Dataset entries:
[start]

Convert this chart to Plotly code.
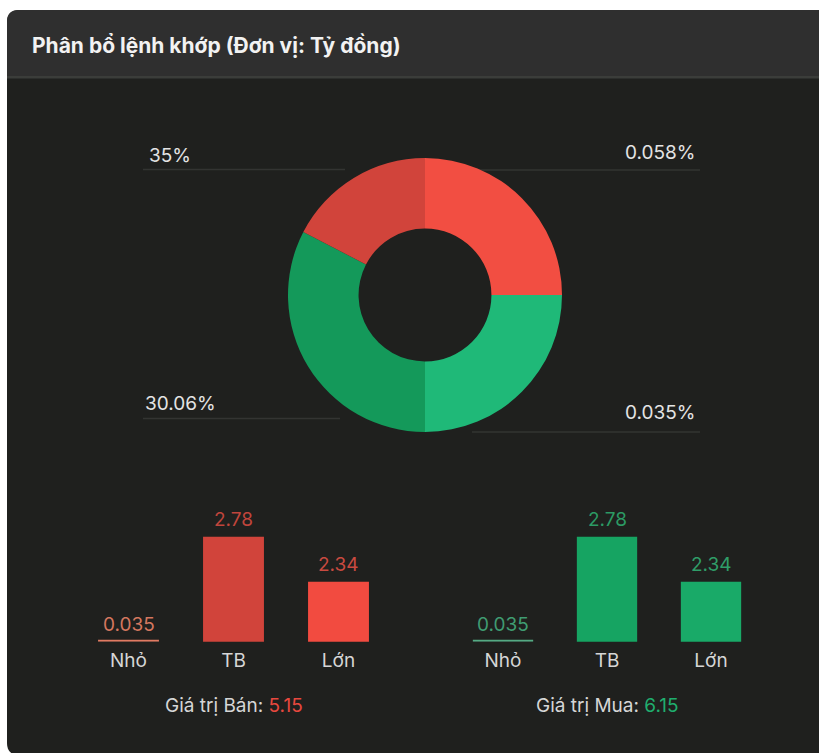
import plotly.graph_objects as go

# ---------------- data ----------------
pie_values = [25.0, 25.0, 32.6, 17.4]          # slice shares (clockwise from 12 o'clock)
pie_colors = ["#f24e42", "#1fb978", "#14995a", "#d1443b"]
pie_label_texts = ["35%", "0.058%", "30.06%", "0.035%"]  # corner labels: top-left, top-right, bottom-left, bottom-right

categories = ["Nhỏ", "TB", "Lớn"]
sell_values = [0.035, 2.78, 2.34]
buy_values = [0.035, 2.78, 2.34]
sell_total = 5.15
buy_total = 6.15

title_text = "Phân bổ lệnh khớp (Đơn vị: Tỷ đồng)"

# ---------------- layout helpers ----------------
W, H = 819, 753
def fx(px):
    return px / W
def fy(py):
    return 1 - py / H

FONT = "Inter, 'Noto Sans', sans-serif"
Y_MIN, Y_MAX = 1.754, 2.90
MIN_H = 0.02

sell_bar_colors = ["#e07a62", "#d1443b", "#f24b40"]
buy_bar_colors = ["#55aa84", "#16a462", "#19aa68"]
sell_text_colors = ["#d4775f", "#c0453c", "#c94a40"]
buy_text_colors = ["#3f9c72", "#2c9a64", "#2f9d68"]

fig = go.Figure()

# donut
fig.add_trace(go.Pie(
    values=pie_values,
    marker=dict(colors=pie_colors, line=dict(width=0)),
    hole=0.485,
    sort=False,
    direction="clockwise",
    rotation=0,
    textinfo="none",
    hoverinfo="skip",
    showlegend=False,
    domain=dict(x=[fx(288), fx(562)], y=[fy(432), fy(158)]),
))

def add_bars(values, bar_colors, text_colors, xa, ya):
    fig.add_trace(go.Bar(
        x=categories, y=values, marker=dict(color=bar_colors, line=dict(width=0)),
        width=0.58, xaxis=xa, yaxis=ya, showlegend=False, hoverinfo="skip",
    ))
    # floor marker for values below the axis minimum
    low_x = [c for c, v in zip(categories, values) if v < Y_MIN]
    low_c = [bc for bc, v in zip(bar_colors, values) if v < Y_MIN]
    fig.add_trace(go.Bar(
        x=low_x, y=[MIN_H] * len(low_x), base=[Y_MIN] * len(low_x),
        marker=dict(color=low_c, line=dict(width=0)),
        width=0.58, xaxis=xa, yaxis=ya, showlegend=False, hoverinfo="skip",
    ))
    for c, v, tc in zip(categories, values, text_colors):
        fig.add_annotation(
            x=c, y=max(v, Y_MIN), xref=xa, yref=ya, text=f"{v:g}",
            showarrow=False, yanchor="bottom", yshift=4,
            font=dict(family=FONT, size=19, color=tc),
        )

add_bars(sell_values, sell_bar_colors, sell_text_colors, "x", "y")
add_bars(buy_values, buy_bar_colors, buy_text_colors, "x2", "y2")

axis_x = dict(showgrid=False, zeroline=False, showline=False, ticks="",
              range=[-0.5, 2.5], tickfont=dict(family=FONT, size=19, color="#d6d6d6"),
              fixedrange=True, ticklabelstandoff=5)
axis_y = dict(showgrid=False, zeroline=False, showline=False, showticklabels=False,
              range=[Y_MIN, Y_MAX], fixedrange=True)

base_y = 641.7
top_y = base_y - (Y_MAX - Y_MIN) * 102.3

fig.update_layout(
    width=W, height=H,
    margin=dict(l=0, r=0, t=0, b=0),
    paper_bgcolor="#ffffff",
    plot_bgcolor="rgba(0,0,0,0)",
    barmode="overlay",
    xaxis=dict(axis_x, domain=[fx(76), fx(391)], anchor="y"),
    yaxis=dict(axis_y, domain=[fy(base_y), fy(top_y)], anchor="x"),
    xaxis2=dict(axis_x, domain=[fx(451), fx(763)], anchor="y2"),
    yaxis2=dict(axis_y, domain=[fy(base_y), fy(top_y)], anchor="x2"),
    font=dict(family=FONT),
)

# card background
r = 12
x0, y0, x1, y1 = 7, 10, 819, 755
card = (f"M {fx(x0)},{fy(y0 + r)} Q {fx(x0)},{fy(y0)} {fx(x0 + r)},{fy(y0)} "
        f"L {fx(x1)},{fy(y0)} L {fx(x1)},{fy(y1)} L {fx(x0 + r)},{fy(y1)} "
        f"Q {fx(x0)},{fy(y1)} {fx(x0)},{fy(y1 - r)} Z")
header = (f"M {fx(x0)},{fy(y0 + r)} Q {fx(x0)},{fy(y0)} {fx(x0 + r)},{fy(y0)} "
          f"L {fx(x1)},{fy(y0)} L {fx(x1)},{fy(76)} L {fx(x0)},{fy(76)} Z")
shapes = [
    dict(type="path", path=card, xref="paper", yref="paper", fillcolor="#1f201e",
         line=dict(width=0), layer="below"),
    dict(type="path", path=header, xref="paper", yref="paper", fillcolor="#2f2f2f",
         line=dict(width=0), layer="below"),
    dict(type="rect", x0=fx(x0), x1=fx(x1), y0=fy(78.5), y1=fy(76), xref="paper", yref="paper",
         fillcolor="#3b3d3a", line=dict(width=0), layer="below"),
]
lead_lines = [(143, 345, 169.5), (472, 700, 170), (143, 340, 418.5), (472, 700, 432)]
for a, b, yy in lead_lines:
    shapes.append(dict(type="line", x0=fx(a), x1=fx(b), y0=fy(yy), y1=fy(yy),
                       xref="paper", yref="paper", line=dict(color="#333432", width=1.5),
                       layer="below"))
fig.update_layout(shapes=shapes)

# title
fig.add_annotation(x=fx(30), y=fy(46), xref="paper", yref="paper", text=f"<b>{title_text}</b>",
                   showarrow=False, xanchor="left", yanchor="middle",
                   font=dict(family=FONT, size=21, color="#f2f2f2"))

# donut corner labels
label_pos = [(147, 155, "left"), (697, 152, "right"), (143, 403, "left"), (697, 413, "right")]
for t, (px, py, anc) in zip(pie_label_texts, label_pos):
    fig.add_annotation(x=fx(px), y=fy(py), xref="paper", yref="paper", text=t,
                       showarrow=False, xanchor=anc, yanchor="middle",
                       font=dict(family=FONT, size=19, color="#e4e4e4"))

# totals
fig.add_annotation(x=fx(234), y=fy(705), xref="paper", yref="paper",
                   text=f"Giá trị Bán: <span style='color:#e8483e'>{sell_total:g}</span>",
                   showarrow=False, xanchor="center", yanchor="middle",
                   font=dict(family=FONT, size=19, color="#d6d6d6"))
fig.add_annotation(x=fx(607), y=fy(705), xref="paper", yref="paper",
                   text=f"Giá trị Mua: <span style='color:#1fae6e'>{buy_total:g}</span>",
                   showarrow=False, xanchor="center", yanchor="middle",
                   font=dict(family=FONT, size=19, color="#d6d6d6"))

fig.write_html("out.html", config={"displayModeBar": False},
               post_script="document.body.style.margin='0px';document.body.style.overflow='hidden';")
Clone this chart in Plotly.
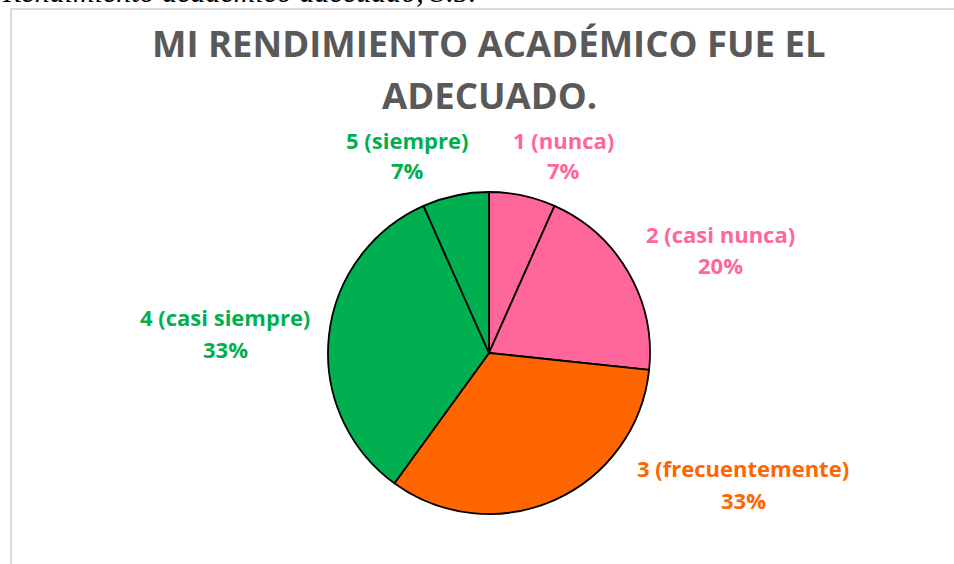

[end]

Exercise:
Return the lines exactly as they stand, from the start of the entries through the line holding "bổ lệnh khớp"; omit the pictures.

The answer:
Convert this chart to Plotly code.
import plotly.graph_objects as go

# ---------------- data ----------------
pie_values = [25.0, 25.0, 32.6, 17.4]          # slice shares (clockwise from 12 o'clock)
pie_colors = ["#f24e42", "#1fb978", "#14995a", "#d1443b"]
pie_label_texts = ["35%", "0.058%", "30.06%", "0.035%"]  # corner labels: top-left, top-right, bottom-left, bottom-right

categories = ["Nhỏ", "TB", "Lớn"]
sell_values = [0.035, 2.78, 2.34]
buy_values = [0.035, 2.78, 2.34]
sell_total = 5.15
buy_total = 6.15

title_text = "Phân bổ lệnh khớp (Đơn vị: Tỷ đồng)"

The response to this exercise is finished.